Several files included technical requirements for a joint research project between the government-backed research lab Todd worked for in Singapore, the Institute of Microelectronics (IME), and Huawei Technologies, a China-based electronics giant. The project was aimed at making GaN power amplifier chips.
On one hand, it would hardly be surprising for Huawei to be pursuing such technology. Power-distribution systems, industrial systems, electric vehicles, and cell towers are all key GaN industries, according to a recent study by Markets and Markets, a market research firm in Dallas. As a result, the GaN power amplifier market is surging at a growth rate of 80 percent per year and is expected to exceed $1.7 billion in sales a decade from now, the report says.
"It's widely recognized as a key technology for next-generation wireless base stations," said Jannie Luong, a spokeswoman for Huawei Technologies in an e-mail. "The development of GaN technology is commonplace across the entire telecommunications industry."
But to outside experts, the 1,000 project files on Todd's hard drive raise many questions.

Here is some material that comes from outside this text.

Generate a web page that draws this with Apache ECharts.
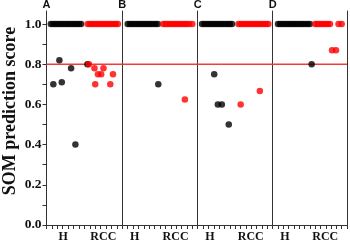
<!DOCTYPE html>
<html><head><meta charset="utf-8">
<script src="https://cdn.jsdelivr.net/npm/echarts@6/dist/echarts.min.js"></script>
<style>html,body{margin:0;padding:0;background:#fff}#c{width:350px;height:245px}</style>
</head><body><div id="c"></div>
<script>
// ---- data ----
const panelLabels = ['A', 'B', 'C', 'D'];
const groupLabels = ['H', 'RCC'];
const yTickValues = [0, 0.1, 0.2, 0.3, 0.4, 0.5, 0.6, 0.7, 0.8, 0.9, 1.0];
const yLabelValues = [0, 0.2, 0.4, 0.6, 0.8, 1.0];
const threshold = 0.8;
// x = sample position within panel (0..70)
const groupLabelPosA = [15.5, 52.5];
const groupLabelPos = [11.5, 49.5];
// samples scoring 1.0
const hPerfectA = [4, 6, 8, 10, 12, 14, 16, 18, 20, 22, 24, 26, 28, 30, 32];
const rPerfectA = [38, 40, 42, 44, 46, 48, 50, 52, 54, 56, 58, 60, 62, 64, 66];
const hPerfectB = [5, 7, 9, 11, 13, 15, 17, 19, 21, 23, 25, 27, 29, 31, 33];
const rPerfectB = [38, 40, 42, 44, 46, 48, 50, 52, 54, 56, 58, 60, 62, 65];
const hPerfectC = [4, 6, 8, 10, 12, 14, 16, 18, 20, 22, 24, 26, 28, 30, 32];
const rPerfectC = [38, 40, 42, 44, 46, 48, 50, 52, 54, 56, 58, 60, 62, 64, 66];
const hPerfectD = [5, 7, 9, 11, 13, 15, 17, 19, 21, 23, 25, 27, 29, 31, 33, 35];
const rPerfectD = [40, 42, 44, 46, 48, 50, 52, 54, 62, 65];
// samples scoring below 1.0: [position, score]
const hOtherA = [[6.3, 0.70], [11.9, 0.82], [14.1, 0.71], [22.7, 0.78], [26.7, 0.40], [37.8, 0.80]];
const rOtherA = [[39.1, 0.80], [44.3, 0.78], [45, 0.70], [47.5, 0.75], [50.5, 0.75], [52.6, 0.78], [58.9, 0.70], [61.4, 0.75]];
const hOtherB = [[33.4, 0.70]];
const rOtherB = [[58.1, 0.625]];
const hOtherC = [[15.4, 0.75], [18.8, 0.60], [22.5, 0.60], [29, 0.50]];
const rOtherC = [[40.1, 0.60], [58, 0.667]];
const hOtherD = [[36.7, 0.80]];
const rOtherD = [[55.9, 0.87], [59.6, 0.87]];

const hPerfect = [hPerfectA, hPerfectB, hPerfectC, hPerfectD];
const rPerfect = [rPerfectA, rPerfectB, rPerfectC, rPerfectD];
const hOther = [hOtherA, hOtherB, hOtherC, hOtherD];
const rOther = [rOtherA, rOtherB, rOtherC, rOtherD];

// ---- layout ----
const gridLefts = [46.5, 122.3, 197.7, 272.7];
const gridRight = 347;
const TOP = 11, HEIGHT = 214;
const YMAX = 1.065;
const XMAX = 70;
const AXIS_COLOR = '#333';
const BLACK = '#000', RED = '#ff0000', LINE_RED = '#f23b3b';
const SERIF = '"Liberation Serif", "DejaVu Serif", serif';

const grids = [], xAxes = [], yAxes = [], series = [];
gridLefts.forEach((l, i) => {
  const r = i < 3 ? gridLefts[i + 1] : gridRight;
  grids.push({left: l, top: TOP, width: r - l, height: HEIGHT});
  const lp = i === 0 ? groupLabelPosA : groupLabelPos;
  xAxes.push({
    gridIndex: i, type: 'value', min: 0, max: XMAX, interval: 5,
    splitLine: {show: false},
    axisLine: {lineStyle: {color: AXIS_COLOR, width: 1}},
    axisTick: {show: true, length: 4, inside: false, lineStyle: {color: AXIS_COLOR}},
    axisLabel: {
      show: true, customValues: lp, margin: 6,
      formatter: v => (Math.abs(v - lp[0]) < 1e-6 ? groupLabels[0] : groupLabels[1]),
      fontFamily: SERIF, fontWeight: 'bold', fontSize: 12, color: '#111'
    }
  });
  yAxes.push({
    gridIndex: i, type: 'value', min: 0, max: YMAX,
    splitLine: {show: false},
    axisLine: {show: true, onZero: false, lineStyle: {color: AXIS_COLOR, width: 1}},
    axisTick: {show: i === 0, length: 4, customValues: yTickValues, lineStyle: {color: AXIS_COLOR}},
    axisLabel: {
      show: i === 0, customValues: yLabelValues, margin: 5,
      formatter: v => v.toFixed(1),
      fontFamily: SERIF, fontWeight: 'bold', fontSize: 13.5, color: '#111'
    }
  });
  // threshold line
  series.push({
    type: 'line', xAxisIndex: i, yAxisIndex: i, z: 1, symbol: 'none', silent: true,
    lineStyle: {color: LINE_RED, width: 1.5},
    data: [[0, threshold], [XMAX, threshold]]
  });
  const sym = {type: 'scatter', xAxisIndex: i, yAxisIndex: i, symbolSize: 6.5, z: 3, silent: true};
  series.push(Object.assign({}, sym, {itemStyle: {color: BLACK}, data: hPerfect[i].map(x => [x, 1.0])}));
  series.push(Object.assign({}, sym, {itemStyle: {color: BLACK}, data: hOther[i]}));
  series.push(Object.assign({}, sym, {z: 4, itemStyle: {color: RED}, data: rPerfect[i].map(x => [x, 1.0])}));
  series.push(Object.assign({}, sym, {z: 4, itemStyle: {color: RED}, data: rOther[i]}));
});
// right border of last panel
yAxes.push({
  gridIndex: 3, type: 'value', position: 'right', min: 0, max: YMAX,
  splitLine: {show: false}, axisTick: {show: false}, axisLabel: {show: false},
  axisLine: {show: true, onZero: false, lineStyle: {color: AXIS_COLOR, width: 1}}
});

const graphic = panelLabels.map((t, i) => ({
  type: 'text', x: gridLefts[i], y: 5,
  style: {text: t, fontFamily: '"Liberation Sans", Arial, sans-serif', fontWeight: 'bold', fontSize: 11,
    fill: '#111', align: 'center', verticalAlign: 'middle'}
}));
graphic.push({
  type: 'text', x: 10, y: 111, rotation: Math.PI / 2,
  style: {text: 'SOM prediction score', fontFamily: SERIF, fontWeight: 'bold', fontSize: 18,
    fill: '#111', align: 'center', verticalAlign: 'middle'}
});

const chart = echarts.init(document.getElementById('c'), null, {renderer: 'canvas'});
chart.setOption({
  animation: false, backgroundColor: '#fff',
  grid: grids, xAxis: xAxes, yAxis: yAxes, series: series, graphic: graphic
});
</script></body></html>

Perhaps most alarming is that the project appeared to have clear military uses, say those who have seen the files.
"There's a specification in there for high-efficiency and high-power amplifiers that covers a frequency band known to be radar," says Mr. Huettner. "It just smelled like defense work."
Just as Huawei would love to have the technology for its cell towers, the Chinese military would love to have it for its radar. If, hypothetically, missiles could be detected 400 miles away by conventional radar, radar equipped with GaN chips could detect missiles perhaps 600 to 800 miles away, experts say. That would increase critical reaction time. Similar upgrades could occur in missile-seeking (homing) capabilities and other crucial military applications.